I love setting goals. It’s almost like a fresh start, a new beginning. New Years Resolutions are incredibly fun for me. I like to see how far I can get in my year before I get detoured. Thankfully, I don’t get to down on myself, but I can get frustrated with how hard keeping to even the simplest goals can be.
I’ve written several posts on goal creation in the past.
Using the 12 Week Year
I mean it when I say I love setting goals!
So, today, I’m sharing another post about creating new habits and the process I currently use to try and set myself up for success.
I love using the 12 Week Year with creating SMART goals that only last three months, allowing me to review and adjust and create new goals for the next three months.
The concept of the 12 Week Year, a book by Brian Moran is all about staying focused on short term goals and constantly checking in with those goals. Basically you are creating an action plan with daily and weekly reviews. This will help you stay the course over the three months.
When I discovered SMART goals, it was a game changer for me and my future plans. Understanding SMART goals was a massive lightbulb moment for me. For those unfamiliar, let me provide a quick review:
S – Specific (The 5 W’s; who, what, when, where, why)
M – Measurable (How are you going to track progress and goals reached)
A – Achievable (How can I reach this goal)
R – Relavant (Is this the right time? Is this worthwhile? Is this important for the situation or goal advancement)
T – Time Specific (What deadline needs to be met?)
Combining 12 Week Year and Smart Goals
I always start at the 12 month overview – where do I want to be in one year, one year from today. I try to keep it general though, a big picture overview.
As I start to put my own personal goals for the upcoming year, I start thinking about where I want to be in one year.
I want to build up my strength and endurance. For various reason, I haven’t returned to Crossfit, but I miss the strength building part of my workouts. So, I want to build my strength.
I’d like to lose about 20 pounds. I’ve put on some of the weight I lost when I quit working out.
I hope to be making at least half my husband’s income by this time next year.
I hope to get all my kids back into extracurricular events they enjoy
You can create as many categories as you want, but you might not put all of them in to your more focused, fine-tuned 12 week plan.
Over the next three months, what can you accomplish?
This is where you break down your category goals into bite size, smaller chunks. These are steps that, when put together, will achieve your big goal over one year.
Here are my examples broken down into what I feel I can accomplish in 12 weeks.
Start couch to 5k twice a week. Start a weight lifting program twice a week.
Track my macros 6 days a week.
Promote my ebook on Facebook and create a meal prep mindmap
Find my daughter a piano teacher
After you have created your three month goals, review them. It might become clear that they are kind of vague. It’s almost like a dirt path full of ankle high weeds. You kind of see where you are supposed to go, but the path isn’t totally clear quite yet.

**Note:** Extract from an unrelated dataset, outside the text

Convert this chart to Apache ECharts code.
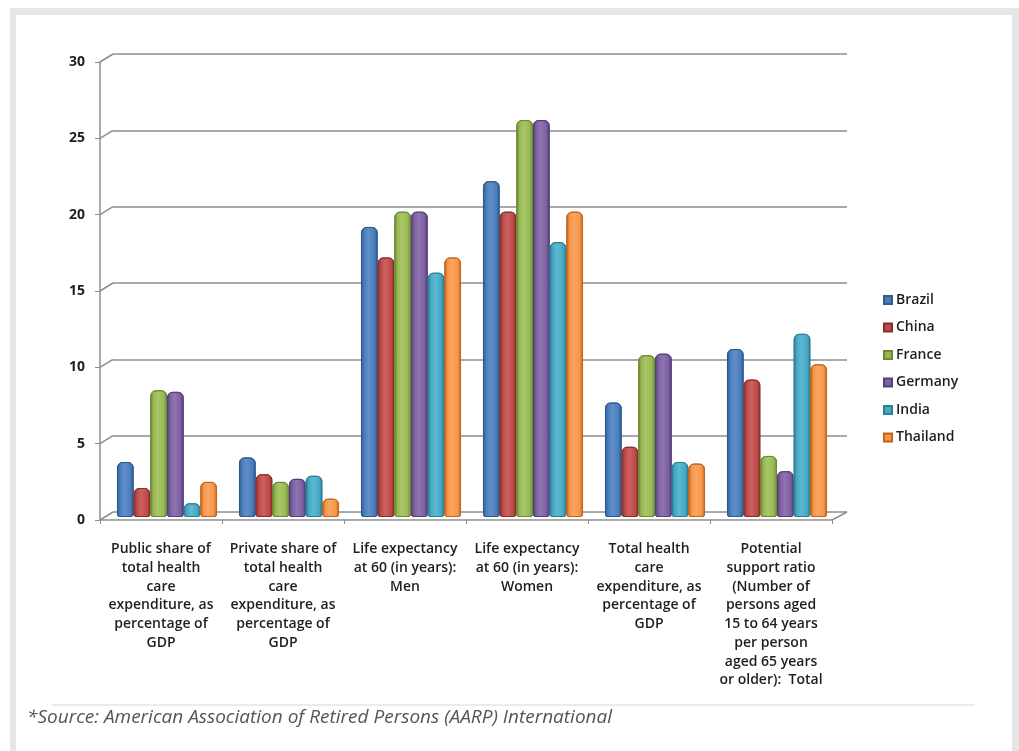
<!DOCTYPE html>
<html>
<head>
<meta charset="utf-8">
<script src="https://cdn.jsdelivr.net/npm/echarts@6/dist/echarts.min.js"></script>
<style>
  html, body { margin:0; padding:0; background:#ffffff; width:1019px; height:751px; overflow:hidden; }
  #frame { position:absolute; left:10px; top:8px; width:1009px; height:743px; background:#e6e6e8; }
  #inner { position:absolute; left:16px; top:15px; width:996px; height:736px; background:#ffffff; }
  #chart { position:absolute; left:0; top:0; width:1019px; height:751px; }
</style>
</head>
<body>
<div id="frame"></div>
<div id="inner"></div>
<div id="chart"></div>
<script>
const categories = [
  'Public share of\ntotal health\ncare\nexpenditure, as\npercentage of\nGDP',
  'Private share of\ntotal health\ncare\nexpenditure, as\npercentage of\nGDP',
  'Life expectancy\nat 60 (in years):\nMen',
  'Life expectancy\nat 60 (in years):\nWomen',
  'Total health\ncare\nexpenditure, as\npercentage of\nGDP',
  'Potential\nsupport ratio\n(Number of\npersons aged\n15 to 64 years\nper person\naged 65 years\nor older):  Total'
];
const brazil   = [3.6, 3.9, 19, 22, 7.5, 11];
const china    = [1.9, 2.8, 17, 20, 4.6, 9];
const france   = [8.3, 2.3, 20, 26, 10.6, 4];
const germany  = [8.2, 2.5, 20, 26, 10.7, 3];
const india    = [0.9, 2.7, 16, 18, 3.6, 12];
const thailand = [2.3, 1.2, 17, 20, 3.5, 10];
const seriesNames = ['Brazil', 'China', 'France', 'Germany', 'India', 'Thailand'];
const seriesData = [brazil, china, france, germany, india, thailand];
const yTicks = [0, 5, 10, 15, 20, 25, 30];
const sourceNote = '*Source: American Association of Retired Persons (AARP) International';

const fills   = ['#4a7ebb', '#be4b48', '#98b954', '#7d60a0', '#46aac5', '#f79646'];
const borders = ['#2f5a8e', '#8a2e2c', '#6c8a35', '#55407a', '#2d7d94', '#c0661f'];
const lights  = ['#5f8fca', '#cc615e', '#a8c768', '#8f74b2', '#5db9d2', '#f9a664'];

function cyl(i) {
  return new echarts.graphic.LinearGradient(0, 0, 1, 0, [
    { offset: 0, color: borders[i] },
    { offset: 0.2, color: fills[i] },
    { offset: 0.45, color: lights[i] },
    { offset: 0.8, color: fills[i] },
    { offset: 1, color: borders[i] }
  ]);
}

const chart = echarts.init(document.getElementById('chart'), null, { renderer: 'canvas' });
const FONT = '"Open Sans", "DejaVu Sans", sans-serif';
const gridColor = '#8e8e8e';

const option = {
  backgroundColor: 'transparent',
  animation: false,
  textStyle: { fontFamily: FONT },
  grid: [
    { left: 100, top: 62, width: 732, height: 458 },   // front axes
    { left: 113, top: 54, width: 734, height: 458 },   // back wall
    { left: 106, top: 59, width: 732, height: 458 }    // bars
  ],
  xAxis: [
    { gridIndex: 0, type: 'category', data: categories, boundaryGap: true,
      axisLine: { show: true, lineStyle: { color: gridColor, width: 1.5 } },
      axisTick: { show: true, inside: false, length: 4, alignWithLabel: false, lineStyle: { color: gridColor } },
      axisLabel: { interval: 0, margin: 20, color: '#1e1e1e', fontSize: 14, fontWeight: 600, lineHeight: 18.7, fontFamily: FONT, align: 'center', verticalAlign: 'top' },
      splitLine: { show: false } },
    { gridIndex: 1, type: 'category', data: categories, show: false },
    { gridIndex: 2, type: 'category', data: categories, show: false }
  ],
  yAxis: [
    { gridIndex: 0, type: 'value', min: 0, max: 30, interval: 5,
      axisLine: { show: true, lineStyle: { color: gridColor, width: 1.5 } },
      axisTick: { show: true, length: 5, lineStyle: { color: gridColor } },
      axisLabel: { margin: 15, color: '#1e1e1e', fontSize: 14, fontWeight: 700, fontFamily: FONT },
      splitLine: { show: false } },
    { gridIndex: 1, type: 'value', min: 0, max: 30, interval: 5,
      axisLine: { show: false }, axisTick: { show: false }, axisLabel: { show: false },
      splitLine: { show: true, lineStyle: { color: gridColor, width: 1.5 } } },
    { gridIndex: 2, type: 'value', min: 0, max: 30, interval: 5, show: false, splitLine: { show: false } }
  ],
  legend: {
    orient: 'vertical', left: 878, top: 288,
    itemWidth: 8, itemHeight: 8, itemGap: 13.5, icon: 'rect',
    textStyle: { color: '#1e1e1e', fontSize: 14, fontWeight: 600, fontFamily: FONT, padding: [0, 0, 0, -1] },
    data: seriesNames.map((n, i) => ({ name: n, itemStyle: { color: fills[i] } }))
  },
  series: seriesNames.map((n, i) => ({
    name: n, type: 'bar', xAxisIndex: 2, yAxisIndex: 2,
    data: seriesData[i],
    color: fills[i],
    barGap: '0%', barCategoryGap: '18%',
    itemStyle: { color: cyl(i), borderColor: borders[i], borderWidth: 1, borderRadius: [5, 5, 2, 2] }
  }))
};
chart.setOption(option);

function decorate() {
  const els = [];
  yTicks.forEach(v => {
    const yf = chart.convertToPixel({ yAxisIndex: 0 }, v);
    const yb = chart.convertToPixel({ yAxisIndex: 1 }, v);
    els.push({ type: 'line', silent: true, z: 1,
      shape: { x1: 100, y1: yf, x2: 113, y2: yb },
      style: { stroke: gridColor, lineWidth: 1.5 } });
  });
  const yf0 = chart.convertToPixel({ yAxisIndex: 0 }, 0);
  const yb0 = chart.convertToPixel({ yAxisIndex: 1 }, 0);
  els.push({ type: 'line', silent: true, z: 1,
    shape: { x1: 832, y1: yf0, x2: 847, y2: yb0 },
    style: { stroke: gridColor, lineWidth: 1.5 } });
  els.push({ type: 'line', silent: true, shape: { x1: 52, y1: 705, x2: 975, y2: 705 },
    style: { stroke: '#e4e4e4', lineWidth: 1.5 } });
  els.push({ type: 'text', silent: true, left: 27, top: 708,
    style: { text: sourceNote, font: 'italic 19px ' + FONT, fill: '#555' } });
  chart.setOption({ graphic: { elements: els } });
}
decorate();
</script>
</body>
</html>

This is where you add the second layer, defining your goals in terms of SMART goals.
I’ll show my goals as examples:
Using the couch to 5k app, start jogging Monday and Wednesday, adding in a third day (Friday) starting in week 6. After my jog, using WOD Gen Pro, complete a short strength training workout, adding in Friday on week 6.
Using chronometer, track my macros 6 days per week, taking Thursday off as a free day, using the correct macros that have been set up by my current health coach. I will weigh myself every morning, take pictures and take measurements once a month.
Complete a purchased online course on Facebook ads and integrate the lessons into my business per the homework assignments, focusing my time with Facebook on Tuesday and Thursday mornings. I will create all new business content on Monday, Wednesday, and Friday mornings.
Reach out via a local Facebook page for piano teach recommendations and contact at least 3 potential teachers to talk to about what we want and need. Schedule a trial class with at least two teachers and let my daughter determine which one she wants to continue to see.
Putting it All Together
As you can see in my examples above, I laid out goals I wanted to achieve with specific details to help me track my progress.
Each goal is specific, measurable, with details on how to achieve the goals, relevant to where I am at now, and time specific. These will all be accomplished in my twelve week year. I will create new goals for the following twelve weeks and build off what I’ve been able to accomplish.
With more specific goals in place, each Sunday, I’ll create my goals for the week, breaking these down into smaller steps. Some will be very easy as I already know what days I’m working on my health and fitness plan.
The overall concept of combining the 12 Week Year with using SMART goals is to create very specific, achievable goals that can be reached in a short amount of time, allowing you to create steps towards accomplishing larger, more grandiose goals and plans!